## BEGIN Stored rows

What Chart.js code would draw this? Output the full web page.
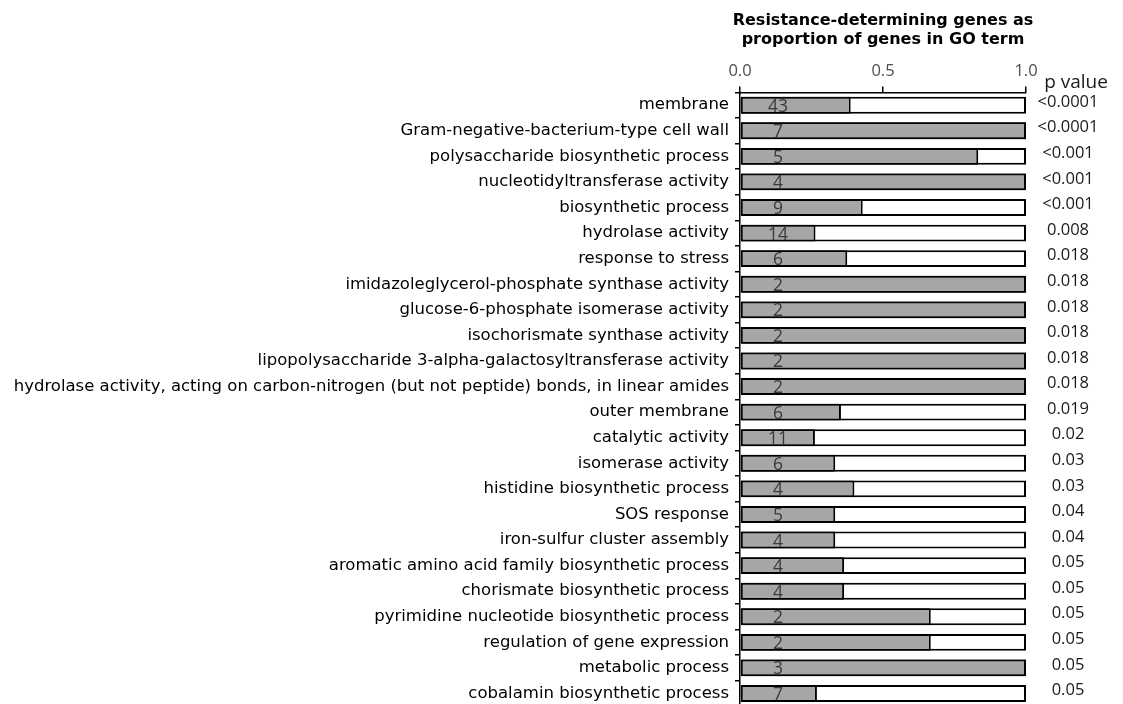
<!DOCTYPE html>
<html>
<head>
<meta charset="utf-8">
<title>Resistance-determining genes per GO term</title>
<script src="https://cdn.jsdelivr.net/npm/chart.js@4.4.1/dist/chart.umd.min.js"></script>
<style>
  html, body { margin: 0; padding: 0; background: #fff; overflow: hidden; }
  #wrap { width: 1123px; height: 712px; }
</style>
</head>
<body>
<div id="wrap"><canvas id="goChart" width="1123" height="712"></canvas></div>
<script>
// GO terms, top to bottom
const categories = [
    'membrane',
    'Gram-negative-bacterium-type cell wall',
    'polysaccharide biosynthetic process',
    'nucleotidyltransferase activity',
    'biosynthetic process',
    'hydrolase activity',
    'response to stress',
    'imidazoleglycerol-phosphate synthase activity',
    'glucose-6-phosphate isomerase activity',
    'isochorismate synthase activity',
    'lipopolysaccharide 3-alpha-galactosyltransferase activity',
    'hydrolase activity, acting on carbon-nitrogen (but not peptide) bonds, in linear amides',
    'outer membrane',
    'catalytic activity',
    'isomerase activity',
    'histidine biosynthetic process',
    'SOS response',
    'iron-sulfur cluster assembly',
    'aromatic amino acid family biosynthetic process',
    'chorismate biosynthetic process',
    'pyrimidine nucleotide biosynthetic process',
    'regulation of gene expression',
    'metabolic process',
    'cobalamin biosynthetic process'
];

// number of resistance-determining genes in each term (label inside the grey bar)
const geneCounts = [43, 7, 5, 4, 9, 14, 6, 2, 2, 2, 2, 2, 6, 11, 6, 4, 5, 4, 4, 4, 2, 2, 3, 7];

// proportion of the term's genes that are resistance-determining
const proportions = [0.387, 1, 0.833, 1, 0.429, 0.264, 0.375, 1, 1, 1, 1, 1,
                     0.353, 0.262, 0.333, 0.4, 0.333, 0.333, 0.364, 0.364, 0.667, 0.667, 1, 0.269];

// whole GO term (white outline bar behind)
const wholeTerm = [1, 1, 1, 1, 1, 1, 1, 1, 1, 1, 1, 1, 1, 1, 1, 1, 1, 1, 1, 1, 1, 1, 1, 1];

const pValues = ['<0.0001', '<0.0001', '<0.001', '<0.001', '<0.001', '0.008', '0.018', '0.018',
                 '0.018', '0.018', '0.018', '0.018', '0.019', '0.02', '0.03', '0.03', '0.04', '0.04',
                 '0.05', '0.05', '0.05', '0.05', '0.05', '0.05'];

const xTickValues = [0, 0.5, 1];
const titleLines = ['Resistance-determining genes as', 'proportion of genes in GO term'];

// titles, p values and counts drawn next to the bars
const annotations = {
    id: 'annotations',
    afterDraw(chart) {
        const ctx = chart.ctx;
        const x = chart.scales.x;
        const y = chart.scales.y;
        const area = chart.chartArea;
        ctx.save();

        // title above the axis
        ctx.fillStyle = '#000';
        ctx.textAlign = 'center';
        ctx.textBaseline = 'alphabetic';
        ctx.font = 'bold 16px "DejaVu Sans"';
        const mid = (area.left + area.right) / 2;
        ctx.fillText(titleLines[0], mid, 25);
        ctx.fillText(titleLines[1], mid, 43.5);

        // p value column
        ctx.font = '19px "Open Sans"';
        ctx.fillStyle = '#1a1a1a';
        ctx.fillText('p value', area.right + 50, 88);
        ctx.font = '16.5px "Open Sans"';
        ctx.textBaseline = 'middle';
        pValues.forEach((p, i) => {
            ctx.fillText(p, area.right + 42, y.getPixelForValue(i) - 3);
        });

        // gene counts inside the bars
        ctx.font = '17.5px "Open Sans"';
        ctx.fillStyle = '#3a3a3a';
        geneCounts.forEach((n, i) => {
            ctx.fillText(String(n), x.getPixelForValue(0.133), y.getPixelForValue(i) + 1.5);
        });
        ctx.restore();
    }
};

const ctx = document.getElementById('goChart').getContext('2d');
const goChart = new Chart(ctx, {
    type: 'bar',
    data: {
        labels: categories,
        datasets: [{
            label: 'resistance-determining',
            data: proportions,
            backgroundColor: '#a6a6a6',
            borderColor: '#000',
            borderWidth: 2,
            borderSkipped: false,
            barPercentage: 0.66,
            categoryPercentage: 1
        }, {
            label: 'GO term',
            data: wholeTerm,
            backgroundColor: '#fff',
            borderColor: '#000',
            borderWidth: 2,
            borderSkipped: false,
            barPercentage: 0.66,
            categoryPercentage: 1
        }]
    },
    options: {
        indexAxis: 'y',
        responsive: false,
        animation: false,
        layout: { padding: { left: 0, right: 97, top: 0, bottom: 5.7 } },
        plugins: {
            legend: { display: false },
            tooltip: { enabled: false }
        },
        scales: {
            x: {
                position: 'top',
                min: 0,
                max: 1,
                afterFit(scale) { scale.height = 92.4; },
                afterBuildTicks(scale) { scale.ticks = xTickValues.map(v => ({ value: v })); },
                ticks: {
                    callback: v => Number(v).toFixed(1),
                    color: '#4d4d4d',
                    font: { family: 'Open Sans', size: 16.5 },
                    padding: 5,
                    maxRotation: 0
                },
                grid: { drawOnChartArea: false, tickLength: 6, color: '#000', lineWidth: 1.5 },
                border: { color: '#000', width: 1.5 }
            },
            y: {
                stacked: true,
                afterFit(scale) {
                    scale.width = 740;
                    scale.paddingTop = 0;
                    scale.paddingBottom = 0;
                },
                ticks: {
                    color: '#000',
                    font: { family: 'DejaVu Sans', size: 16.5 },
                    padding: 6,
                    autoSkip: false
                },
                grid: { drawOnChartArea: false, tickLength: 5, color: '#000', lineWidth: 1.5, offset: true },
                border: { color: '#000', width: 1.5 }
            }
        }
    },
    plugins: [annotations]
});
</script>
</body>
</html>
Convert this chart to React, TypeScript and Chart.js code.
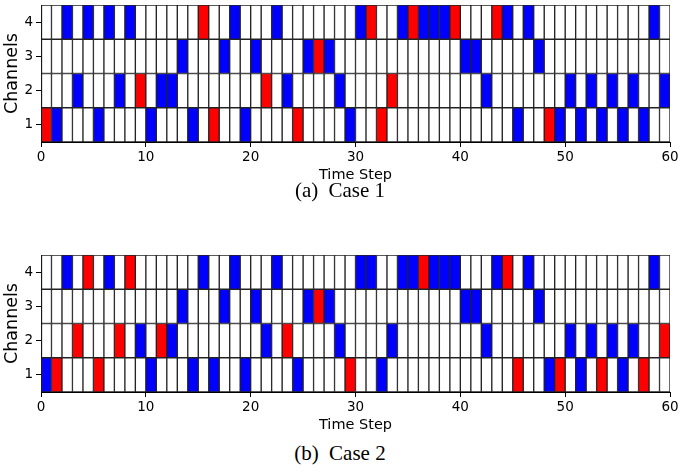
import React, { useEffect, useRef } from "react";
import { Chart, registerables } from "chart.js";

Chart.register(...registerables);

const timeSteps = 60;
const channelLabels = ["4", "3", "2", "1"];
const xTickStep = 10;

// Case 1 (time-step indices of coloured cells per channel)
const case1Ch4Blue = [2, 4, 6, 8, 18, 22, 30, 34, 36, 37, 38, 44, 46, 58];
const case1Ch4Red = [15, 31, 35, 39, 43];
const case1Ch3Blue = [13, 17, 20, 25, 27, 40, 41, 47];
const case1Ch3Red = [26];
const case1Ch2Blue = [3, 7, 11, 12, 23, 28, 42, 50, 52, 54, 56, 59];
const case1Ch2Red = [9, 21, 33];
const case1Ch1Blue = [1, 5, 10, 14, 19, 29, 45, 49, 51, 53, 55, 57];
const case1Ch1Red = [0, 16, 24, 32, 48];

// Case 2
const case2Ch4Blue = [2, 6, 15, 18, 22, 30, 31, 34, 35, 37, 38, 39, 43, 46, 58];
const case2Ch4Red = [4, 8, 36, 44];
const case2Ch3Blue = [13, 17, 20, 25, 27, 40, 41, 47];
const case2Ch3Red = [26];
const case2Ch2Blue = [9, 12, 21, 28, 33, 42, 50, 52, 54, 56];
const case2Ch2Red = [3, 7, 11, 23, 59];
const case2Ch1Blue = [0, 10, 14, 16, 19, 24, 32, 48, 51, 55];
const case2Ch1Red = [1, 5, 29, 45, 49, 53, 57];

const BLUE = "#0000ff";
const RED = "#ff0000";
const WHITE = "#ffffff";

type RowSpec = { blue: number[]; red: number[] };

const case1Rows: RowSpec[] = [
  { blue: case1Ch4Blue, red: case1Ch4Red },
  { blue: case1Ch3Blue, red: case1Ch3Red },
  { blue: case1Ch2Blue, red: case1Ch2Red },
  { blue: case1Ch1Blue, red: case1Ch1Red },
];
const case2Rows: RowSpec[] = [
  { blue: case2Ch4Blue, red: case2Ch4Red },
  { blue: case2Ch3Blue, red: case2Ch3Red },
  { blue: case2Ch2Blue, red: case2Ch2Red },
  { blue: case2Ch1Blue, red: case2Ch1Red },
];

const FONT = "'DejaVu Sans', sans-serif";

function GridChart({ rows, top }: { rows: RowSpec[]; top: number }) {
  const ref = useRef<HTMLCanvasElement | null>(null);
  useEffect(() => {
    if (!ref.current) return;
    const datasets = [];
    for (let t = 0; t < timeSteps; t++) {
      datasets.push({
        label: "t" + t,
        data: rows.map(() => [t, t + 1]),
        backgroundColor: rows.map((r) =>
          r.red.includes(t) ? RED : r.blue.includes(t) ? BLUE : WHITE
        ),
        borderColor: "#222222",
        borderWidth: 1,
        borderSkipped: false,
        grouped: false,
        barPercentage: 1,
        categoryPercentage: 1,
      });
    }
    const chart = new Chart(ref.current, {
      type: "bar",
      data: { labels: channelLabels, datasets: datasets as any },
      options: {
        indexAxis: "y",
        animation: false,
        responsive: false,
        devicePixelRatio: 1,
        layout: { padding: { top: 5, right: 10, bottom: 0, left: 0 } },
        plugins: { legend: { display: false }, tooltip: { enabled: false } },
        scales: {
          x: {
            type: "linear",
            min: 0,
            max: timeSteps,
            ticks: {
              stepSize: xTickStep,
              color: "#000",
              font: { family: FONT, size: 13.5 },
              padding: 2,
              maxRotation: 0,
            },
            grid: { drawOnChartArea: false, tickLength: 5, color: "#000" },
            border: { color: "#000", width: 1 },
            title: {
              display: true,
              text: "Time Step",
              color: "#000",
              font: { family: FONT, size: 14.5 },
              padding: { top: 0, bottom: 1 },
            },
            afterFit: (s: any) => {
              s.height = 43;
              s.paddingLeft = 0;
              s.paddingRight = 0;
            },
          },
          y: {
            type: "category",
            offset: true,
            ticks: { color: "#000", font: { family: FONT, size: 13.5 }, padding: 3 },
            grid: { offset: false, drawOnChartArea: false, tickLength: 5, color: "#000" },
            border: { color: "#000", width: 1 },
            title: {
              display: true,
              text: "Channels",
              color: "#000",
              font: { family: FONT, size: 17.5 },
              padding: { top: 2, bottom: 0 },
            },
            afterFit: (s: any) => {
              s.width = 41;
              s.paddingTop = 0;
              s.paddingBottom = 0;
            },
          },
        },
      } as any,
    });
    return () => chart.destroy();
  }, [rows]);
  return (
    <div style={{ position: "absolute", left: 0, top, width: 680, height: 185 }}>
      <canvas ref={ref} width={680} height={185} style={{ width: 680, height: 185 }} />
    </div>
  );
}

function Caption({ label, text, top }: { label: string; text: string; top: number }) {
  return (
    <div
      style={{
        position: "absolute",
        left: 0,
        top,
        width: 680,
        textAlign: "center",
        fontFamily: "'Liberation Serif', serif",
        fontSize: 21,
        lineHeight: "24px",
        color: "#000",
      }}
    >
      <span style={{ wordSpacing: 5 }}>{label + " "}</span>
      {text}
    </div>
  );
}

export default function App() {
  return (
    <div style={{ position: "absolute", left: 0, top: 0, width: 680, height: 474, background: "#fff" }}>
      <GridChart rows={case1Rows} top={0} />
      <Caption label="(a)" text="Case 1" top={178} />
      <GridChart rows={case2Rows} top={250} />
      <Caption label="(b)" text="Case 2" top={441} />
    </div>
  );
}
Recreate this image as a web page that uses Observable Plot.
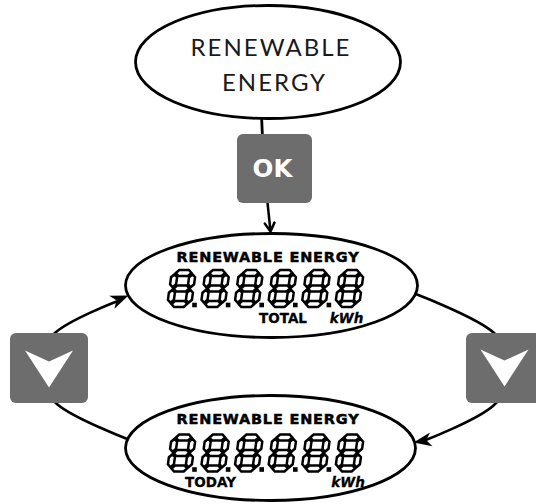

## END Stored rows

**What you have to do**
Give back exactly the lines from the one containing "Convert this chart" to the one containing "const case1Ch1Red = [0, 16, 24, 32, 48];", both included, and no pictures.

**Solution**
Convert this chart to React, TypeScript and Chart.js code.
import React, { useEffect, useRef } from "react";
import { Chart, registerables } from "chart.js";

Chart.register(...registerables);

const timeSteps = 60;
const channelLabels = ["4", "3", "2", "1"];
const xTickStep = 10;

// Case 1 (time-step indices of coloured cells per channel)
const case1Ch4Blue = [2, 4, 6, 8, 18, 22, 30, 34, 36, 37, 38, 44, 46, 58];
const case1Ch4Red = [15, 31, 35, 39, 43];
const case1Ch3Blue = [13, 17, 20, 25, 27, 40, 41, 47];
const case1Ch3Red = [26];
const case1Ch2Blue = [3, 7, 11, 12, 23, 28, 42, 50, 52, 54, 56, 59];
const case1Ch2Red = [9, 21, 33];
const case1Ch1Blue = [1, 5, 10, 14, 19, 29, 45, 49, 51, 53, 55, 57];
const case1Ch1Red = [0, 16, 24, 32, 48];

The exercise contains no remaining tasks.